Special use permit approved despite protest
Business allowed in residential neighborhood
About 12 residents in an area around Avenue G and 20th Street don’t want a business in their neighborhood.
So when the co-owner of Just The Little Things, Inc., a body repair shop, asked for a special use permit to operate the car body repair shop in a building in the neighborhood, residents signed a petition against granting the request.
They also voiced their concerns to Gothenburg City Council members at a Feb. 19 meeting.
After a half-hour public hearing and a half-hour discussion by the council, members approved the permit for a home occupation for Sean Sabin.
Sabin plans to buy a home, at 705 20th St., and have the business in the building adjacent to the home.
Special permits are needed to operate businesses in residential-zoned areas although Sabin has said that much of the business is away from the shop site as he travels to vehicles that need repair.
Increased traffic a concern
From residents who testified, the biggest concern seemed to be increased traffic in the area of 20th Street and Avenue G and the safety of children in the area.
Dallas Coder, who lives at 1913 Ave.
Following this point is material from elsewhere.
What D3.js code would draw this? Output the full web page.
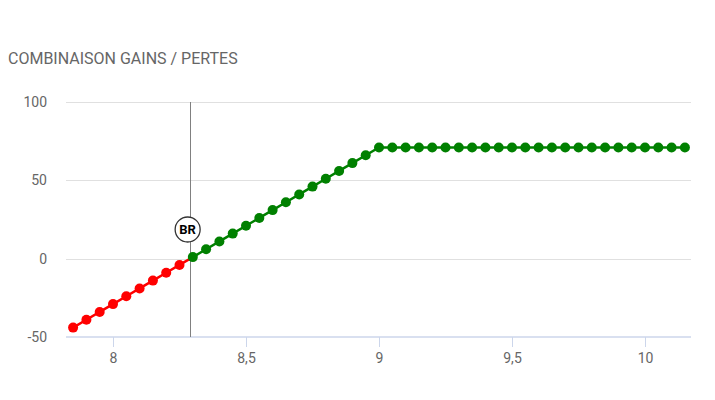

G., said children are in the alley behind the business and that 20th Street is already a major thoroughfare.
Other concerns shared at the meeting or in writing included that:
the business would bring about increased noise and odor although Sabin said painting is done inside a portable tent inside the building.
the appearance of the neighborhood could be changed with increased parking and vehicles needing repair left outside
the storage of vehicle parts and equipment outside the building would be unsightly
increased traffic and parked vehicles could affect the safety of neighborhood children and people walking or biking along 20th Street
businesses in a residential area might devalue other properties
‘Man cave’ could be result
However Ken Christensen, who is building a home near the business, said someone could buy the property and operate a “man-cave,” or a specially equipped building without regard to restrictions or a special use permit.
By filing a special use permit, which some people don’t do, Sabin said “you’re getting the best chance in controlling someone.”
Sabin showed documentation from neighbors near where his business is located now, in a residential area at 1125 Ave. F, that discounted any complaints of extra traffic and loud noise.
“As for concerns about kids, there’s a day care to the north, a school around the corner and we’ve never had a complaint,” he said.
Co-owner Randy Sabin, Sean’s father, said car lots are their biggest customer and “we go there.”
Businesses have operated in the building next to the home in the past. The most recent was Fyr-Tek, Inc. which relocated elsewhere in 2009.
First permit cancelled
Because the business moved from the residential area more than two years ago, city officials said the special use permit was discontinued.
Sabin bought property next to TimeSaver in a commercial area for the business but said it was too costly to construct a building there now.
Council members said they struggled with the decision.
Jeff Kennedy, council president, said he doesn’t generally favor businesses in residential areas but by not allowing one, the value of the commercial building would decrease and create a hardship.
The planning and zoning commission approved the permit with stipulations, Kennedy pointed out.
“So the risk is on him because there’s good motivation that the rules be followed,” he said.
Jeff Whiting, who lives on the same block where Sabin’s business is now, said he’s only seen improvement of the property.
“I’ve never seen it as a detriment to the neighborhood,” Whiting said.
The newest council member, Duane Oliver, said he respects the Sabins, residents with concerns and the recommendations of the planning and zoning commission which approved the permit.
Oliver noted that the building was used for a commercial business long before the current property owners moved into the neighborhood.
Council member Tim Strauser said he’d like Sabin to use the 20th Street entrance to move cars in and out to avoid the alley.
Sabin said he would do his best to comply.
Permit has stipulations
The council approved the permit with stipulations—that vehicles waiting to be repaired, or in the process of repair, and equipment and parts, not be left outside the building, that the special use permit is terminated when the property sells and that the size of signs advertising the business be restricted.
Clymer said the house property and building property, which are separate, also need to be joined which can be done through an administrative replat.
In related business, the council approved a special use permit for an addition to an existing garage at 519 Sixth Street.
Joe Payne requested the permit to build a shop and storage onto a residence in a commercially zoned district.